::: COLLECTED MATERIAL :::
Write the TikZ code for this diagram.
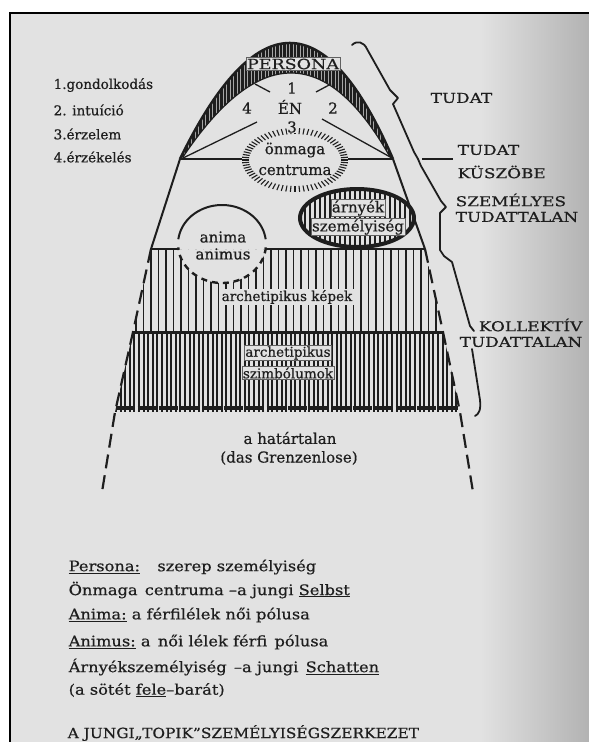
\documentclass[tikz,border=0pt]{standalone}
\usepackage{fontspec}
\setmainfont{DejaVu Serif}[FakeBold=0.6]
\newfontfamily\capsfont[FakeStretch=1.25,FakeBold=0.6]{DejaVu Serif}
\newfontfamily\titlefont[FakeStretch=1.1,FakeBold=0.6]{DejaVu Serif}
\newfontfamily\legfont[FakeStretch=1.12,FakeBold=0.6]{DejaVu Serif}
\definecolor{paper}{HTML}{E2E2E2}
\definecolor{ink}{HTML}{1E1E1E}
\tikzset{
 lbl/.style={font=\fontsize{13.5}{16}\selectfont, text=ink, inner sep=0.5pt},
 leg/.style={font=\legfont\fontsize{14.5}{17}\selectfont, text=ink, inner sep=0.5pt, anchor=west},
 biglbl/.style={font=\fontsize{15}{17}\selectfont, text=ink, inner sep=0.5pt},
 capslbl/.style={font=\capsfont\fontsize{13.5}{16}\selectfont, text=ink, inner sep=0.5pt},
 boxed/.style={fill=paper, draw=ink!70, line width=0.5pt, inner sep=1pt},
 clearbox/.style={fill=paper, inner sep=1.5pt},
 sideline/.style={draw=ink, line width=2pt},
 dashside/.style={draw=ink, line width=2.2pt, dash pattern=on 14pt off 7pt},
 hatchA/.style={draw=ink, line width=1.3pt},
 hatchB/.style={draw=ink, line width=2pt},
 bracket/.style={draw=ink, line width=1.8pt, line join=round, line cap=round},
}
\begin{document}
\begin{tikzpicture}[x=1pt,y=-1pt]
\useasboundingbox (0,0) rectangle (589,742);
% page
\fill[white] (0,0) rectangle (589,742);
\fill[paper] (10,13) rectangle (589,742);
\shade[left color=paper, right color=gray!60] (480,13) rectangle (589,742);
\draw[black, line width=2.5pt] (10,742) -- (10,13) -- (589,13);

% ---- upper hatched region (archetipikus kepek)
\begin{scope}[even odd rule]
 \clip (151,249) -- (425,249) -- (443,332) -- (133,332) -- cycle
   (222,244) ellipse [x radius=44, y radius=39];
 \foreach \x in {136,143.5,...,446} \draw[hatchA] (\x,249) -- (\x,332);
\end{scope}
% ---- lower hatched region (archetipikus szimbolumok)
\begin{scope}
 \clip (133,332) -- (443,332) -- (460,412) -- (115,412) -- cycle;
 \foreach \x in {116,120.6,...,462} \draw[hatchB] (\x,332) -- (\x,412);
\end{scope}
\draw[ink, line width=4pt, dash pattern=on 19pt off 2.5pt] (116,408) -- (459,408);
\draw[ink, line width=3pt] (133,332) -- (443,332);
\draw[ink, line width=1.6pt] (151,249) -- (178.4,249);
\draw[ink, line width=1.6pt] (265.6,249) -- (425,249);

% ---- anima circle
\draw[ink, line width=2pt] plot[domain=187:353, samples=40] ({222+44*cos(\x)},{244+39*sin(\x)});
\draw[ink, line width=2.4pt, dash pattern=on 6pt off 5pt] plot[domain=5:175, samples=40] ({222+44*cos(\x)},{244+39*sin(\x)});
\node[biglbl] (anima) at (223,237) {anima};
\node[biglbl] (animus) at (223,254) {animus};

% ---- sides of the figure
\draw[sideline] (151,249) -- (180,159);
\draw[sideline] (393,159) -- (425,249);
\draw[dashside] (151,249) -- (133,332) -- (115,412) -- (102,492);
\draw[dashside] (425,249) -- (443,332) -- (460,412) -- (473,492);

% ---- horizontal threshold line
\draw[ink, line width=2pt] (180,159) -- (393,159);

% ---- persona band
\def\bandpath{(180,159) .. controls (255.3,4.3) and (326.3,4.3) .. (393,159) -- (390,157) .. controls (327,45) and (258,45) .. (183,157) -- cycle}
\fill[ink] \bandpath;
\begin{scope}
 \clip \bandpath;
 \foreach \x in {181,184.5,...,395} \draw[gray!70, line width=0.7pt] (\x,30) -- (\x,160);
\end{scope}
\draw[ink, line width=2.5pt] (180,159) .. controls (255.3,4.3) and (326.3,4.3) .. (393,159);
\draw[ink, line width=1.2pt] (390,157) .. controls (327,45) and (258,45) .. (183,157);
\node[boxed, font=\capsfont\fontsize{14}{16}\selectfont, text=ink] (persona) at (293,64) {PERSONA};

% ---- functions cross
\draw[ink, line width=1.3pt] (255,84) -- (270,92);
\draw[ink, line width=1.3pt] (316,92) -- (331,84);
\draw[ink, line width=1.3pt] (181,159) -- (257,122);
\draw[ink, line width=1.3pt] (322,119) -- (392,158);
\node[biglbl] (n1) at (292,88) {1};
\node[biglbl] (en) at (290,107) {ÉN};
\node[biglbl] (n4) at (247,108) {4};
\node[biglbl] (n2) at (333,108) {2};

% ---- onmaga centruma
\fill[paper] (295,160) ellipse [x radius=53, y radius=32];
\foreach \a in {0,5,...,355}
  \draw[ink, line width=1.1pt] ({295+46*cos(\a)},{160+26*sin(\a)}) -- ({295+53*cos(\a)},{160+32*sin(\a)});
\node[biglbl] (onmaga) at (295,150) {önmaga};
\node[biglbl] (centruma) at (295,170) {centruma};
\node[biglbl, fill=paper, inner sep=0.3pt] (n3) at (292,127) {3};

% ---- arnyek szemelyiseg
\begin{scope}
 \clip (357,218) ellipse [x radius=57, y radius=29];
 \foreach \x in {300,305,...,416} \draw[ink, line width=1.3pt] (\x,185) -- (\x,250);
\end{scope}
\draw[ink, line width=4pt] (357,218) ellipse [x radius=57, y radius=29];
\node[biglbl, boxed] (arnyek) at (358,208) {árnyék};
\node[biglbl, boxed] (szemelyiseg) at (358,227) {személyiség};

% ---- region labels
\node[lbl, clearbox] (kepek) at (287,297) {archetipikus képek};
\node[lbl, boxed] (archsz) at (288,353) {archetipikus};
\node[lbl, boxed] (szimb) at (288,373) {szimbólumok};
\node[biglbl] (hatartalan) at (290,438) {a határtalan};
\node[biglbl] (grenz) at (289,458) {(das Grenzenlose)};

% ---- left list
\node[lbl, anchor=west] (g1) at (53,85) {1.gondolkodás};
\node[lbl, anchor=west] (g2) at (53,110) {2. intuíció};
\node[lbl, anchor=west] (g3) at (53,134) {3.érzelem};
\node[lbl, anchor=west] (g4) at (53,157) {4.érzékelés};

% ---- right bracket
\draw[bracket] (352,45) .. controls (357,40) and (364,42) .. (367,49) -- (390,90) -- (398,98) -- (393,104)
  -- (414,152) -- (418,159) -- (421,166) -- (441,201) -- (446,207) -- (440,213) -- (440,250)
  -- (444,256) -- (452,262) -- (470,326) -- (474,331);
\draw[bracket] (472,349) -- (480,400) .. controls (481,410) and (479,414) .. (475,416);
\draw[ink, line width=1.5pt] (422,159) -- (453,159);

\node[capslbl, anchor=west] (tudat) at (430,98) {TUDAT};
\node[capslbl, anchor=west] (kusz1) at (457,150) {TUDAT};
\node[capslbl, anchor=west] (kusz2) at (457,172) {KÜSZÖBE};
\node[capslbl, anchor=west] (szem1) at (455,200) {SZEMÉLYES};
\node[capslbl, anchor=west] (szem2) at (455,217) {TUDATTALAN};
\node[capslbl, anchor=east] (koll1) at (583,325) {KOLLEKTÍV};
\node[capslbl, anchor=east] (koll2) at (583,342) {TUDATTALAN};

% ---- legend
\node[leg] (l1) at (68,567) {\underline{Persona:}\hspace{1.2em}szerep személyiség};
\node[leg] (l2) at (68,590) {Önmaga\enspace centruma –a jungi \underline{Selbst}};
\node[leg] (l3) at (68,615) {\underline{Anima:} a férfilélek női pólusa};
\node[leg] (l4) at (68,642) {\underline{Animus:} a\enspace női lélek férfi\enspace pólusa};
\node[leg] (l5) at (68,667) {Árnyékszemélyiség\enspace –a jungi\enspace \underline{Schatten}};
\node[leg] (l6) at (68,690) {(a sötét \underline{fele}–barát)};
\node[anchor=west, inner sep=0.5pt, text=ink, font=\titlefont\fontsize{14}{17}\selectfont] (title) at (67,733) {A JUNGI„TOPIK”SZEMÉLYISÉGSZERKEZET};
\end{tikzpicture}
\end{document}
:::
• [WHAT YOU WILL DO]:
Everything from the top line of the data down to and including the line with "(10,13) -- (589,13);" is to be copied, except the pictures.

• [FINISHED TASK]:
Write the TikZ code for this diagram.
\documentclass[tikz,border=0pt]{standalone}
\usepackage{fontspec}
\setmainfont{DejaVu Serif}[FakeBold=0.6]
\newfontfamily\capsfont[FakeStretch=1.25,FakeBold=0.6]{DejaVu Serif}
\newfontfamily\titlefont[FakeStretch=1.1,FakeBold=0.6]{DejaVu Serif}
\newfontfamily\legfont[FakeStretch=1.12,FakeBold=0.6]{DejaVu Serif}
\definecolor{paper}{HTML}{E2E2E2}
\definecolor{ink}{HTML}{1E1E1E}
\tikzset{
 lbl/.style={font=\fontsize{13.5}{16}\selectfont, text=ink, inner sep=0.5pt},
 leg/.style={font=\legfont\fontsize{14.5}{17}\selectfont, text=ink, inner sep=0.5pt, anchor=west},
 biglbl/.style={font=\fontsize{15}{17}\selectfont, text=ink, inner sep=0.5pt},
 capslbl/.style={font=\capsfont\fontsize{13.5}{16}\selectfont, text=ink, inner sep=0.5pt},
 boxed/.style={fill=paper, draw=ink!70, line width=0.5pt, inner sep=1pt},
 clearbox/.style={fill=paper, inner sep=1.5pt},
 sideline/.style={draw=ink, line width=2pt},
 dashside/.style={draw=ink, line width=2.2pt, dash pattern=on 14pt off 7pt},
 hatchA/.style={draw=ink, line width=1.3pt},
 hatchB/.style={draw=ink, line width=2pt},
 bracket/.style={draw=ink, line width=1.8pt, line join=round, line cap=round},
}
\begin{document}
\begin{tikzpicture}[x=1pt,y=-1pt]
\useasboundingbox (0,0) rectangle (589,742);
% page
\fill[white] (0,0) rectangle (589,742);
\fill[paper] (10,13) rectangle (589,742);
\shade[left color=paper, right color=gray!60] (480,13) rectangle (589,742);
\draw[black, line width=2.5pt] (10,742) -- (10,13) -- (589,13);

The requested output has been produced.